Copy all lines holding the word "that" from the entries.

++++++++

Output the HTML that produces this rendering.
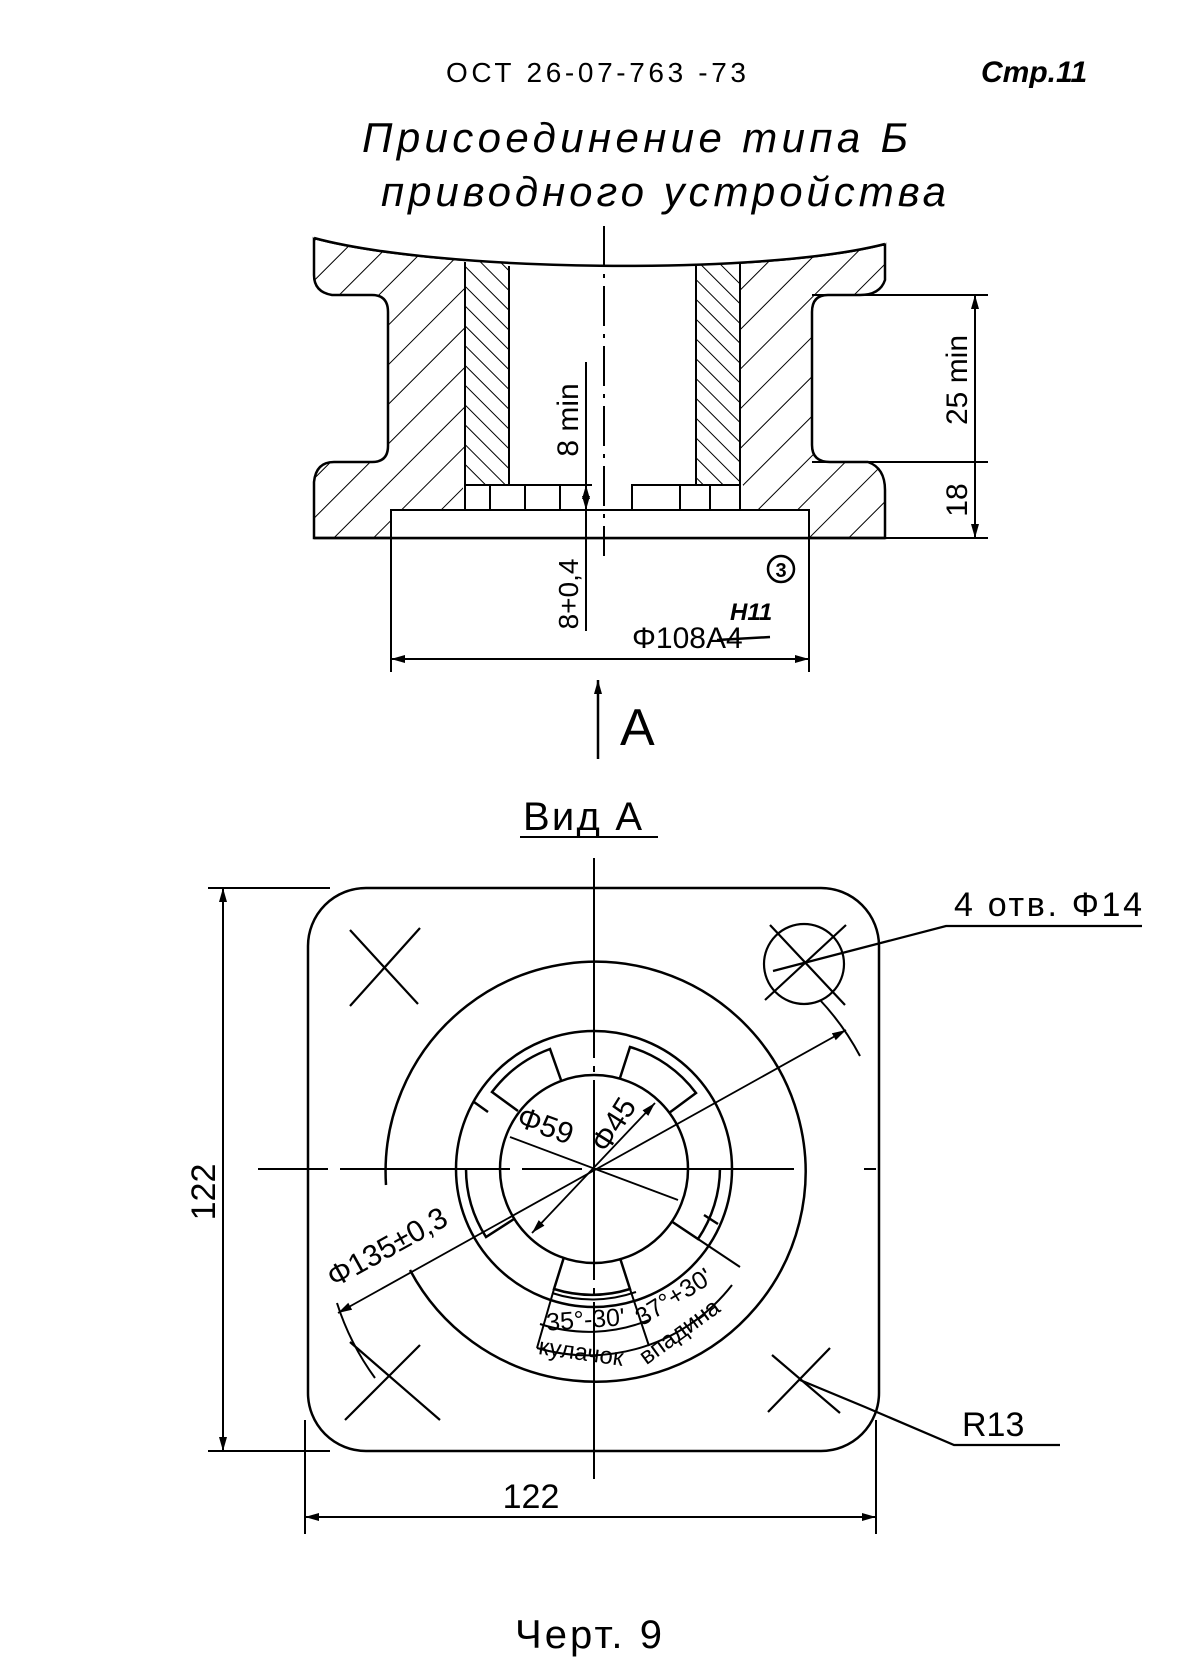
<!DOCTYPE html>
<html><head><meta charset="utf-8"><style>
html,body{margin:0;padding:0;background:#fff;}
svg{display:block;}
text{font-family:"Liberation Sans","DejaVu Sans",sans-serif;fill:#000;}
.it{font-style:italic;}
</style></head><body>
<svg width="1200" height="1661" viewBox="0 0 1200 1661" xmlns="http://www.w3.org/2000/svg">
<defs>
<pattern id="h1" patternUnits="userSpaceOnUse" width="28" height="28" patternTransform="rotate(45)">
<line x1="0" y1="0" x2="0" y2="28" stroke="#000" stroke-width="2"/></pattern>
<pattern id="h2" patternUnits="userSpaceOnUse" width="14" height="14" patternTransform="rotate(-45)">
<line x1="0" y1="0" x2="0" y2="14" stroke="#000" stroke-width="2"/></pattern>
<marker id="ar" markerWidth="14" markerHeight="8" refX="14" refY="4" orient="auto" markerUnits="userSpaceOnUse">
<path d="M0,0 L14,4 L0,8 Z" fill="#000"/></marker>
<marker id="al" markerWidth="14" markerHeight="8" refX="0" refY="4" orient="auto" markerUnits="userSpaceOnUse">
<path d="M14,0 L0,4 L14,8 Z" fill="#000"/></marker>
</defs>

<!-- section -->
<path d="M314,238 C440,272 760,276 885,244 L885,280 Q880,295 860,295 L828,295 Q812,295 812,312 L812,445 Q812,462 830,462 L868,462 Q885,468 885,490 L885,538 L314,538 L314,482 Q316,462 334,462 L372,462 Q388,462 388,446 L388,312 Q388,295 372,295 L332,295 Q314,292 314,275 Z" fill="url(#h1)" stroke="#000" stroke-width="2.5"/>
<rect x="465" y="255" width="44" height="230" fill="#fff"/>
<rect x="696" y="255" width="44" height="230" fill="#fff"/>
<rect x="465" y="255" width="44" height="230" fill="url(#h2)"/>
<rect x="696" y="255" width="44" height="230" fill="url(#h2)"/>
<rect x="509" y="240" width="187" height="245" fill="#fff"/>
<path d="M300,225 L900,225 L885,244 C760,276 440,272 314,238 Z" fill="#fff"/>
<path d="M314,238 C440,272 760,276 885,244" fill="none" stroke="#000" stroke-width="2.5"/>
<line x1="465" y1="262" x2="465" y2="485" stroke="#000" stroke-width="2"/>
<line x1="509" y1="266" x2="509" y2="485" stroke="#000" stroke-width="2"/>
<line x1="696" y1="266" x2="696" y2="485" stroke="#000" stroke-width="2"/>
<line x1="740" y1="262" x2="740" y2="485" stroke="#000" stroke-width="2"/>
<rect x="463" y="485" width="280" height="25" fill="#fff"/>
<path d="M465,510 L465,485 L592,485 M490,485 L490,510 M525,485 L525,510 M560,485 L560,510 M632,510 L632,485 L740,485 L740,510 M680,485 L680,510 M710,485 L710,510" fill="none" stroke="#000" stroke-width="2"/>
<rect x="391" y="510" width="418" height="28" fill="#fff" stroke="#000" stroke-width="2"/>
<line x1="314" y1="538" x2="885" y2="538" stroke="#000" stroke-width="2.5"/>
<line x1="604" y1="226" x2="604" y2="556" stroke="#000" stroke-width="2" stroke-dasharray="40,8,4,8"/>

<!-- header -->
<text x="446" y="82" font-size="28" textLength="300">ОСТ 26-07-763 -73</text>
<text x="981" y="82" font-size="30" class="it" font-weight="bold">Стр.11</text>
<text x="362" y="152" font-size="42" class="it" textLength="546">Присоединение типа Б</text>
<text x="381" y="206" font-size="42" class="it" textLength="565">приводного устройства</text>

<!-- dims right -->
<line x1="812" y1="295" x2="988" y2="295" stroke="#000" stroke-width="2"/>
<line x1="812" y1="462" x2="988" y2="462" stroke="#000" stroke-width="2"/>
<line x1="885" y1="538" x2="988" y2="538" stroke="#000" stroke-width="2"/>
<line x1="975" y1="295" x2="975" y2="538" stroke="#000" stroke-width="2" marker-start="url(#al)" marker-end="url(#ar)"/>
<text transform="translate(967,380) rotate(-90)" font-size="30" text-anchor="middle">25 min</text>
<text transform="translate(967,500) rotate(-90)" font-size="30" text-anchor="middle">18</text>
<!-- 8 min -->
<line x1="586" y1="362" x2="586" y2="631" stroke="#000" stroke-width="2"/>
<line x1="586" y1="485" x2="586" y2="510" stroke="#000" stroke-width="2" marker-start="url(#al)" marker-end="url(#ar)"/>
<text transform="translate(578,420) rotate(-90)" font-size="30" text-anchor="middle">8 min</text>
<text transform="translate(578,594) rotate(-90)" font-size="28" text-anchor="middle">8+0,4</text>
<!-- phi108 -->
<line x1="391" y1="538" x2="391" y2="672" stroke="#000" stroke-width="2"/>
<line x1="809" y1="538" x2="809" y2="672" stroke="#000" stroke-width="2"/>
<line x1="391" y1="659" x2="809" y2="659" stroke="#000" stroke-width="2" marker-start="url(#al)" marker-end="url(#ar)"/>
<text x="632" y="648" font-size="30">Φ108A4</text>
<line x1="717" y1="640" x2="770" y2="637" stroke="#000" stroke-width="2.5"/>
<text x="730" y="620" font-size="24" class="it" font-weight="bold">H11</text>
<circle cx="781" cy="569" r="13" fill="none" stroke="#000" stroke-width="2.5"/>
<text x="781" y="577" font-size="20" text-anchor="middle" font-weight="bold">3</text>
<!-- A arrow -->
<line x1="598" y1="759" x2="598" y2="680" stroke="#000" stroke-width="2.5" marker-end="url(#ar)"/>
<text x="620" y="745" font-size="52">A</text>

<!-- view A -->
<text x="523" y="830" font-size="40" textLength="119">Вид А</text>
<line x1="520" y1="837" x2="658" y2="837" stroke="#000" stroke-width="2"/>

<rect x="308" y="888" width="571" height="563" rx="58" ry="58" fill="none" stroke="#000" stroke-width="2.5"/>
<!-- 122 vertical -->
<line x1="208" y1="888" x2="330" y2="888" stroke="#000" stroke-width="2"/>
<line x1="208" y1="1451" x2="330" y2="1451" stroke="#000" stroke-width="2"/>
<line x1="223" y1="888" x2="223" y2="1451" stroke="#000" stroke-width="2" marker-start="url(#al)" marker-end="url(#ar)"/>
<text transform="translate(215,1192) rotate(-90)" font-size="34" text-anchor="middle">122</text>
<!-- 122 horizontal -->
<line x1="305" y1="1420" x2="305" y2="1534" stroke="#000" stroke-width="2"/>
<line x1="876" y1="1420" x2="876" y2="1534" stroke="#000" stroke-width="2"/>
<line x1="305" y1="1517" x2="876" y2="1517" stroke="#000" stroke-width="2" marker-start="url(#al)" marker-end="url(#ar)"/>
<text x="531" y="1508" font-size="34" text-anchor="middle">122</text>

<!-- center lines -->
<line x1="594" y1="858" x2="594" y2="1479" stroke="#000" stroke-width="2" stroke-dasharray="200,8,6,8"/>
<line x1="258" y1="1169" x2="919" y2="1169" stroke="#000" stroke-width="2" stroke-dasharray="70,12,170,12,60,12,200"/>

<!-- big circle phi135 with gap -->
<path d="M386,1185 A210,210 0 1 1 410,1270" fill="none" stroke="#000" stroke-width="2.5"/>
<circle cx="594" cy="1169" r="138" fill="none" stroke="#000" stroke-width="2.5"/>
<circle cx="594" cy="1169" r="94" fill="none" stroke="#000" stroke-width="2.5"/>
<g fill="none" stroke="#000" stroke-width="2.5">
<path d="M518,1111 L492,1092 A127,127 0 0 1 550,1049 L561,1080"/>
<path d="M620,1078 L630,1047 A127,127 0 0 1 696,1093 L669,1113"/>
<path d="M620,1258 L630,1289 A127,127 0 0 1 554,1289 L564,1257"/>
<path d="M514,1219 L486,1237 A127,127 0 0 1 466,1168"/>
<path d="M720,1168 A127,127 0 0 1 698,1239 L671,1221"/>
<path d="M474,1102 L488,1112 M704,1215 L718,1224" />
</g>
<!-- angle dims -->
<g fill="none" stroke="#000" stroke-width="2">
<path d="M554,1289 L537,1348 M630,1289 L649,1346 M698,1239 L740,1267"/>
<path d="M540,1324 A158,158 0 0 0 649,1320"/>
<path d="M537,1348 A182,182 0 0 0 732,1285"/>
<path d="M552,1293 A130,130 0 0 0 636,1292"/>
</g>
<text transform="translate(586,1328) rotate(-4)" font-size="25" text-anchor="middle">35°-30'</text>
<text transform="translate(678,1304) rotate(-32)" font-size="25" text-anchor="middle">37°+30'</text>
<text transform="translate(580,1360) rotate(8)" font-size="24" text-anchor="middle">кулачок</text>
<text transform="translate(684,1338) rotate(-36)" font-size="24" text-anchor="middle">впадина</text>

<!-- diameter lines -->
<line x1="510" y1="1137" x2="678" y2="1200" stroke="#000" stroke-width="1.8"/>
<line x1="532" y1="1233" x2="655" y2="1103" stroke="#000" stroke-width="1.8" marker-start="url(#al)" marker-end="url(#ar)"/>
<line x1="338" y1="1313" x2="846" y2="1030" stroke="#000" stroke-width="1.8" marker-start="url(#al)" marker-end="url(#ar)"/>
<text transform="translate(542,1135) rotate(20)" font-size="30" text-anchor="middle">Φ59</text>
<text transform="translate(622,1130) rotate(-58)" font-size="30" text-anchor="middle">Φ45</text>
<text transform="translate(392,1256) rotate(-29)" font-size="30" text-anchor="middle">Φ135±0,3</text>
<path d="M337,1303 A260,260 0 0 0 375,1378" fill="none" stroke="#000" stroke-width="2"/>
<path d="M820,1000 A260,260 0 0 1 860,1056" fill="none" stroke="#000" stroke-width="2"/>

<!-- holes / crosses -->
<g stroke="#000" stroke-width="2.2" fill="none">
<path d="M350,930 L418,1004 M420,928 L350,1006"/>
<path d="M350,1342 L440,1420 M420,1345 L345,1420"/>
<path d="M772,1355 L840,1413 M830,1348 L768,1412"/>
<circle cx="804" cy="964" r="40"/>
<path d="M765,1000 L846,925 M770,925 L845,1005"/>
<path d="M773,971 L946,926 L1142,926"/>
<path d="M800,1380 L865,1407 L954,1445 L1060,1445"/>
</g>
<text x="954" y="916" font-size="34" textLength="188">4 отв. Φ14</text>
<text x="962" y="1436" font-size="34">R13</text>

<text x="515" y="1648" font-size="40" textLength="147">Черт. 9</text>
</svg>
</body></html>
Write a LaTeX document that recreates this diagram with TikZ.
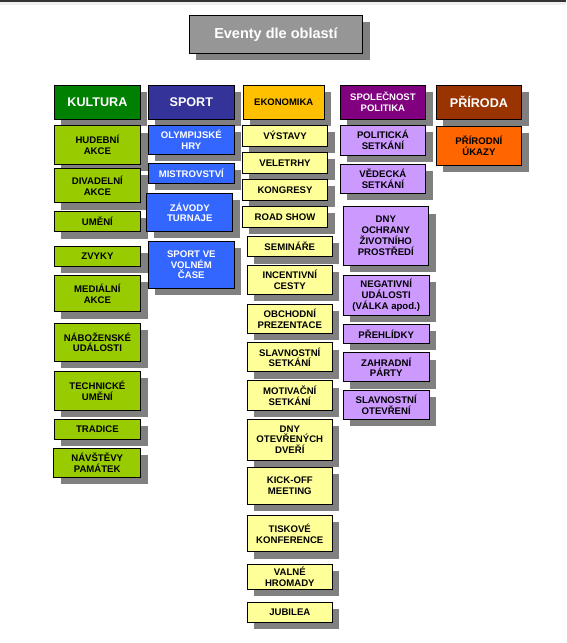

++++++++

§ RESPONSE TO THIS TASK:
Output the HTML that produces this rendering.
Write a LaTeX document that recreates this diagram with TikZ.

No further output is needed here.